Upon arrival at the dams the engineers carried out reconnaissance inspections. If a dam had failed their main concern was to ascertain how high the overtopping had been, how long it had lasted and what size the breach section was. Eye witnesses were asked for information which could then be analysed at a later date. Some homeowners were even able to provide video footage of failing dams.

It was also necessary to determine if dams had failed completely. Some which had experienced partial failure were still impounding water and needed to be assessed. If additional flooding occurred the hazard potential had to be calculated, taking into account any downstream development and risk to human life.

After damage assessment Simons’ biggest task was to locate all dam owners and break the bad news to them. Owners of dams which have only partially failed or are damaged and still holding water, are being encouraged to continue inspections along with the dam safety engineers.

‘The hurricane season is now over,’ says Simons, ‘but we still have the potential for heavy rain and flooding. Some dams do not have bottom drains and so it has been difficult to lower the water level. We are still inspecting the dams and are now getting engineers to start repair plans.’ Repairing the dams may have just as devastating an effect on North Carolina as the hurricane. The cost of repairs of some structures has been estimated at hundreds of thousands of dollars. All of the dams are privately owned 3-8m high earthen impoundments. Many were millponds built in the 1800s which are mainly used for recreation now. ‘The problem is that many of the private owners are not wealthy,’ Simons explains. ‘Many are also still in a distressed state as their homes have been flooded or damaged. So at the moment they’re not jumping at the bit to spend money on their dams when they have a tree through their house.’ Simons adds that at the present time there is no immediate danger from the hurricane-stricken dams. State engineers will continue to work with the owners to repair the structures but everyone is aware this will not happen over night. ‘It’s worth noting,’ he says, ‘that we have only just finished repairing dams which were damaged by Hurricane Fran in 1996.’

Watershed repair funds

From a financial perspective, one positive note may be the small watershed repair fund bills which are currently working their way through the US legislative system. These are requesting government funding to refurbish dams built under various public law (PL) programmes. (See article on pp26-27 of this issue). About six PL566 dams have been severely damaged by the hurricane and so may get funding if this bill goes ahead.

The importance of the National Dam Safety Programme was also highlighted by Floyd. ‘We were much better prepared for this than we were for Fran,’ says Simons.
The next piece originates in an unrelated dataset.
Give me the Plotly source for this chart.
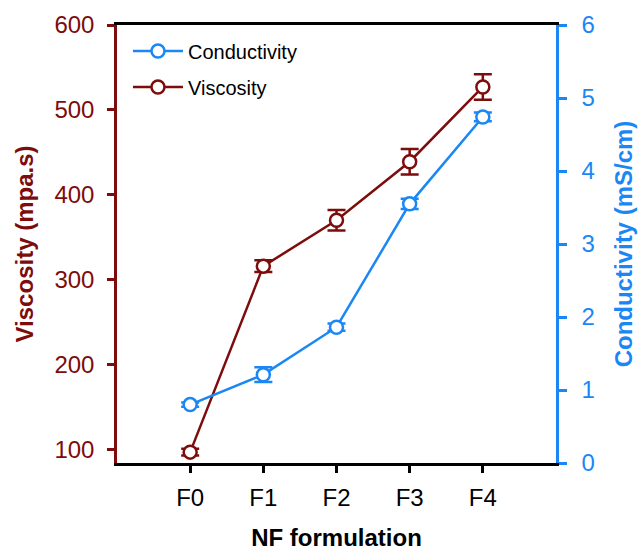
import plotly.graph_objects as go

formulations = ["F0", "F1", "F2", "F3", "F4"]
viscosity = [97, 316, 370, 439, 527]
viscosity_err = [4, 7, 12, 15, 15]
conductivity = [0.80, 1.21, 1.86, 3.55, 4.74]
conductivity_err = [0.03, 0.10, 0.05, 0.07, 0.06]

RED = "#7d0c0c"
BLUE = "#1a87f5"
FONT = "Liberation Sans, Arial, sans-serif"

fig = go.Figure()
fig.add_trace(go.Scatter(
    x=formulations, y=conductivity, name="Conductivity", yaxis="y2",
    mode="lines+markers", legendgroup="c",
    line=dict(color=BLUE, width=2.5),
    marker=dict(symbol="circle", size=13, color="white", line=dict(color=BLUE, width=2.5)),
    error_y=dict(type="data", array=conductivity_err, color=BLUE, thickness=2.5, width=9),
))
fig.add_trace(go.Scatter(
    x=formulations, y=viscosity, name="Viscosity", yaxis="y",
    mode="lines+markers", legendgroup="v",
    line=dict(color=RED, width=2.5),
    marker=dict(symbol="circle", size=13, color="white", line=dict(color=RED, width=2.5)),
    error_y=dict(type="data", array=viscosity_err, color=RED, thickness=2.5, width=9),
))

fig.update_layout(
    width=638, height=552,
    margin=dict(l=117, r=82, t=25, b=89, autoexpand=False),
    paper_bgcolor="white", plot_bgcolor="white",
    font=dict(family=FONT, size=20, color="black"),
    showlegend=True,
    legend=dict(x=0.025, y=0.985, xanchor="left", yanchor="top",
                font=dict(size=20, color="black"), bgcolor="rgba(0,0,0,0)",
                traceorder="grouped", tracegroupgap=7, itemwidth=50),
    xaxis=dict(
        type="category", categoryorder="array", categoryarray=formulations,
        range=[-1, 5], showgrid=False, zeroline=False, automargin=False,
        showline=True, linecolor="black", linewidth=2.5, mirror=True,
        ticks="outside", ticklen=7, tickwidth=2.5, tickcolor="black",
        tickfont=dict(size=24, color="black"), ticklabelstandoff=4,
        title=dict(text="<b>NF formulation</b>", font=dict(size=24, color="black"), standoff=20),
    ),
    yaxis=dict(
        range=[84.2, 600], tickvals=[100, 200, 300, 400, 500, 600],
        showgrid=False, zeroline=False, automargin=False,
        showline=True, linecolor=RED, linewidth=2.5,
        ticks="outside", ticklen=7, tickwidth=2.5, tickcolor=RED,
        tickfont=dict(size=24, color=RED), ticklabelstandoff=8,
        title=dict(text="<b>Viscosity (mpa.s)</b>", font=dict(size=24, color=RED), standoff=15),
    ),
    yaxis2=dict(
        range=[0, 6], tickvals=[0, 1, 2, 3, 4, 5, 6],
        overlaying="y", side="right", automargin=False,
        showgrid=False, zeroline=False,
        showline=True, linecolor=BLUE, linewidth=2.5,
        ticks="outside", ticklen=8, tickwidth=2.5, tickcolor=BLUE,
        tickfont=dict(size=24, color=BLUE), ticklabelstandoff=10,
        title=dict(text="<b>Conductivity (mS/cm)</b>", font=dict(size=24, color=BLUE), standoff=22),
    ),
)

fig.write_html("out.html", config={"displayModeBar": False},
               post_script="document.body.style.margin='0';")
The programme, which came into force in 1996, enabled North Carolina’s dam engineers to utilise programme-funded equipment in their pre- and post-hurricane efforts.

So what were the lessons from Hurricane Floyd? On dam safety, Simons says that they were as well prepared as they could be. But one lesson has been learnt. ‘Before Floyd,’ he explains, ‘we were worrying about coastal destruction from hurricanes, which happened with Fran. But Floyd taught us that hurricanes can create terrible flooding. The state has now learnt about the implications of development close to the flood plain.’ He also spoke about the increasing awareness of deaths from driving on flooded roads and the potential for tragedy on roads downstream from dams. ‘To be honest,’ Simons adds wryly, ‘I think we’re just more afraid of hurricanes now.’